“Compelling and tense” – Heaven, My Home by Attica Locke

As Heaven, My Home, Attica Locke’s fourth novel opens, Texas Ranger Darren Mathews has been dispatched to a tiny town near the Louisiana border to investigate the disappearance three days earlier of a little boy near a swampy lake. Although an eyewitness claims to have seen the boy stow his small boat, he never arrived home; no body has been found. Oddly, Mathews is resistant to being coerced into investigating this case that presents a couple of complications: 

“Levi King deserved the benefit of the doubt, didn’t he? Did Darren really want to live in a world where a nine-year-old wasn’t worth his hope?”
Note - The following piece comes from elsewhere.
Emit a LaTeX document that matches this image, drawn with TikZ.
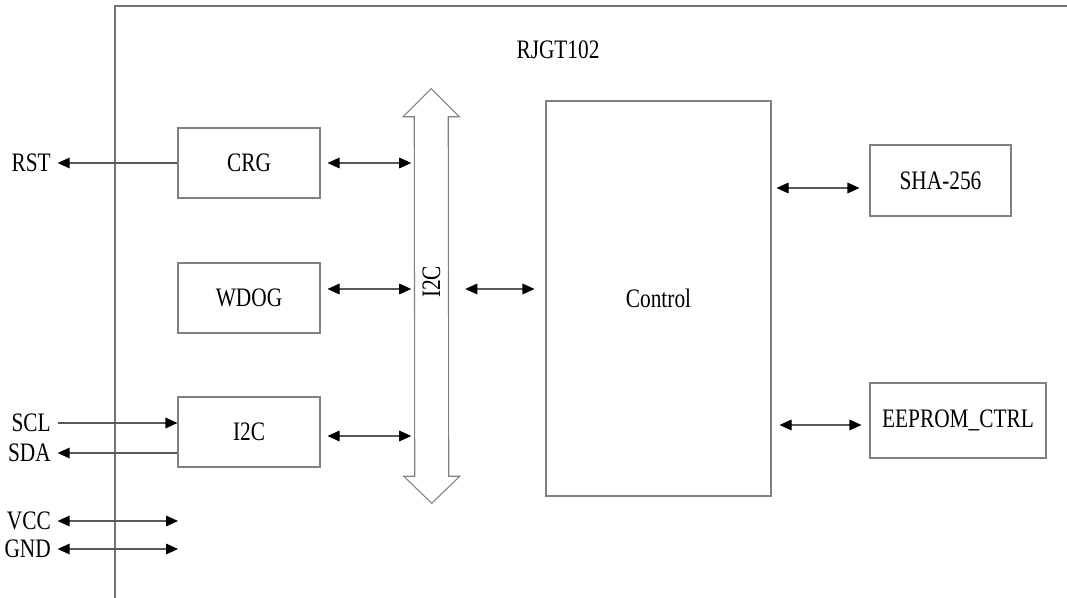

The first complication is that the boy’s father, Bill “Big Kill” King has been spending the last six years in a Texas prison for various drug related crimes. Big Kill is also a big-shot in the Aryan Brotherhood of Texas, or the ABT. Another complication is that FBI seems eager to exploit the boy’s disappearance as leverage in its continuing case against King.
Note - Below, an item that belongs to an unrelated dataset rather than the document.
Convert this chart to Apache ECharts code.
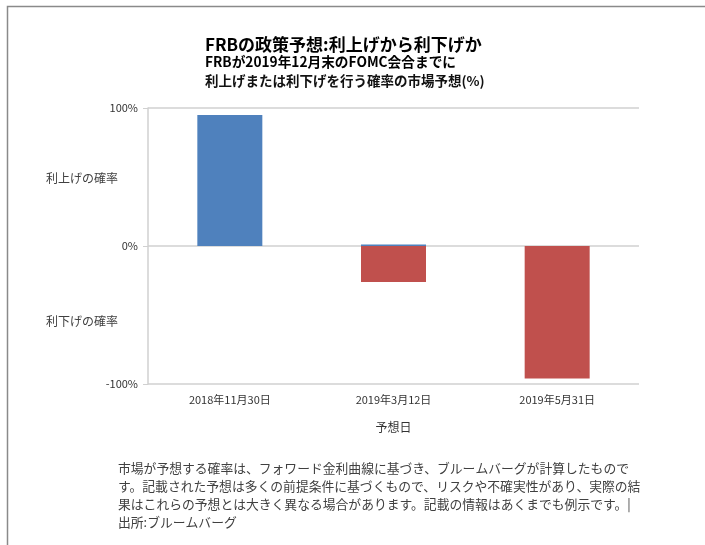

The last bit of complexity is that Darren Mathews is a black man. Entering the den of rural Texas white nationalists is a huge complication.

Heaven, My Home, Attica Locke’s fourth novel (and second in her new crime series), is set in the two-month interregnum between the end of the Obama presidency and the beginning of Trump’s ascension to the White House: December 2016. Darren’s supervisor wants to close their case on Bill King before the inauguration because he worries about potential interference from Washington in January. 

Mathews is grappling with his own personal and professional ethical demons. A government informant named Ronnie Malvo was shot a few months ago, and a Mathews’ family friend named Rutherford “Mack” McMillan was arrested but released after a grand jury refused to indict him. Darren withheld information about a gun that incriminates Mack. The gun is currently in the possession of his evil, crazy mother who is blackmailing him for rent money. 

Although Darren recognises a blatant opportunity to frame Bill King for the hit on Malvo, he is struggling with the ethics of that choice:

“Darren felt a wave of nausea over how easy this was, how far he’d wandered from how he was raised. He thought of his uncles, both of whom were men of truth. . . . Could there ever be honor in lying, even when it might save an elderly black man from prison, even if Ronnie Malvo deserved no more than knockoff justice, a cheap facsimile? Could anything really justify what he was doing?” 

Darren is also finally back in a good place with his wife. Although he prefers working on the road, he’s agreed to sacrifice for this desk job, and this decision has provided some ballast for their relationship: 

“Their home life had stabilised. . . by the simple pleasure of good sex, by its power to pluck out the best memories of a marriage for display and make you forget the ugly ones, the damaged plums hiding at the bottom of the bin. . . . He’d forgotten how safe he felt with Lisa.”

They’ve been seeing a counselor and he is paying lip service to the wagon: a few beers, no Jim Beam. And he’s more often remembering to forget about the widow Randie.

One key cog in the novel’s plot is Rosemary King: family matriarch, mother of Bill King, grandmother of Levi, the queen racist, an entitled monster who hides behind her money and the cover it provides for her support of local racist sheriffs and shady real estate dealings. Mathews receives a warning from her black driver: “Rosemary don’t play.”

The novel’s plot contains much standard criminal fare: complicated family connections, crooked cops, drugs, greed, backstabbing. Its most compelling aspects are how Locke concretely sets it in Trumpian America and directly places her black male protagonist in this cauldron of racism, white nationalists, and white privilege. The racial tension is palpable every time Mathew is a called the n-word or is surrounded by rifle-toting ABT members. Mathews gets repeated opportunities to witness first-hand his observation from early in the novel:

“white voters had just lit a match to the very country they claimed to love—simply because they were being asked to share it.”

Any Cop?: This is an amazingly compelling and tense novel. I look forward to reading Ms. Locke’s first novel in this series as well as subsequent additions.